The presence of sharks is key in keeping the marine ecosystem balanced as they keep their prey in check and confined within certain areas. However, the modern fishing industry may have a hand in affecting the recovery rate of this species.

“Sharks species have been living on our planet for millions of years, surviving multiple mass extinctions. Some species of sharks have been caught for centuries as a source of protein, but the increased technology of the modern fishing industry resulted in a catch effort way above the recovery capability of these long-living animals,” says Andreotti.

“Slow to reproduce, and only giving birth to few pups, large sharks cannot cope with the continuous and relentless decimation of their numbers.”

She continues: “White sharks are top predators, making them particularly vulnerable to exploitation.
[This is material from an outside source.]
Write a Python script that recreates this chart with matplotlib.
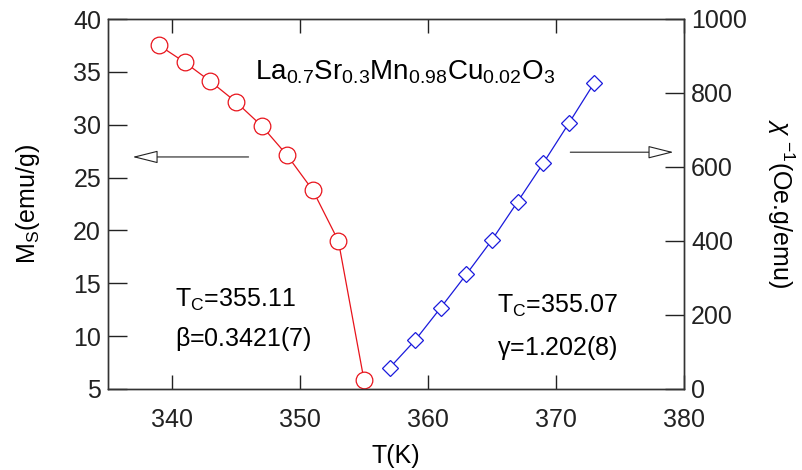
import matplotlib
matplotlib.use("Agg")
import matplotlib.pyplot as plt

plt.rcParams['font.family'] = ['Liberation Sans', 'DejaVu Sans']
plt.rcParams['mathtext.fontset'] = 'custom'
plt.rcParams['mathtext.rm'] = 'Liberation Sans'
plt.rcParams['mathtext.it'] = 'Liberation Sans:italic'
plt.rcParams['mathtext.bf'] = 'Liberation Sans:bold'

T_ms = [339, 341, 343, 345, 347, 349, 351, 353, 355]
Ms = [37.5, 35.9, 34.1, 32.15, 29.9, 27.1, 23.8, 19.0, 5.85]
T_chi = [357, 359, 361, 363, 365, 367, 369, 371, 373]
chi_inv = [57, 132, 220, 310, 403, 506, 610, 718, 828]

fig = plt.figure(figsize=(8.02, 4.70), dpi=100)
ax = fig.add_axes([108/802, 1-389/470, (684-108)/802, (389-19)/470])
ax2 = ax.twinx()

ax.plot(T_ms, Ms, '-', color='#e8141c', lw=0.9, marker='o', ms=12,
        mfc='white', mec='#e8141c', mew=0.9, zorder=3)
ax2.plot(T_chi, chi_inv, '-', color='#1a1adc', lw=0.9, marker='D', ms=8,
         mfc='white', mec='#1a1adc', mew=0.9, zorder=3)

ax.set_xlim(335, 380)
ax.set_ylim(5, 40)
ax2.set_ylim(0, 1000)
ax.set_xticks([340, 350, 360, 370, 380])
ax.set_yticks([5, 10, 15, 20, 25, 30, 35, 40])
ax2.set_yticks([0, 200, 400, 600, 800, 1000])

fs = 18
ax.tick_params(axis='x', direction='in', length=10, width=1, top=True,
               labelsize=fs, pad=14, colors='#222222')
ax.tick_params(axis='y', direction='in', length=14, width=1, right=False,
               labelsize=fs, pad=5, colors='#222222')
ax2.tick_params(axis='y', direction='in', length=14, width=1,
                labelsize=fs, pad=5, colors='#222222')
for a in (ax, ax2):
    for s in a.spines.values():
        s.set_linewidth(1)
        s.set_color('#333333')

ax.set_xlabel('T(K)', fontsize=fs, labelpad=8)
ax.set_ylabel(r'M$_\mathrm{S}$(emu/g)', fontsize=fs, labelpad=22)
ax2.set_ylabel(r'$\mathit{\chi}^{\ \mathrm{-1}}$(Oe.g/emu)', fontsize=fs, rotation=-90,
               labelpad=36)

ax.text(0.255, 0.855,
        r'La$_{\mathrm{0.7}}$Sr$_{\mathrm{0.3}}$Mn$_{\mathrm{0.98}}$Cu$_{\mathrm{0.02}}$O$_{\mathrm{3}}$',
        transform=ax.transAxes, fontsize=20, ha='left', va='center')
ax.text(0.117, 0.24, r'T$_\mathrm{C}$=355.11', transform=ax.transAxes,
        fontsize=fs, ha='left', va='center')
ax.text(0.117, 0.135, r'$\mathrm{\beta}$=0.3421(7)', transform=ax.transAxes,
        fontsize=fs, ha='left', va='center')
ax.text(0.675, 0.225, r'T$_\mathrm{C}$=355.07', transform=ax.transAxes,
        fontsize=fs, ha='left', va='center')
ax.text(0.675, 0.11, r'$\mathrm{\gamma}$=1.202(8)', transform=ax.transAxes,
        fontsize=fs, ha='left', va='center')

arrowprops = dict(arrowstyle='-|>,head_length=1.6,head_width=0.4',
                  lw=0.8, color='#222222', fc='white')
ax.annotate('', xy=(336.7, 26.95), xytext=(346.2, 26.95),
            arrowprops=arrowprops)
ax.annotate('', xy=(379.4, 27.4), xytext=(370.9, 27.4),
            arrowprops=arrowprops)

fig.savefig('out.png', dpi=100)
The depletion of their food resources, the legalized cull from KwaZulu-Natal shark board, the increased pollutant in the water, bycatch by fishing vessels and poaching are all serious causes of shark mortality that humans are responsible for.”

Despite being the first country in the world to legally protect white sharks back in 1991, the disappearance of these species proves more needs to be done. Andreotti suggests implementing video cameras on all fishing vessels to monitor bycatch and removing the fishing gear (shark nets and drumlines) in KwaZulu-Natal could help.

She also says there is a need to more strictly regulate the fishing of smaller species of sharks, enforce existing anti-poaching law and address ocean pollution.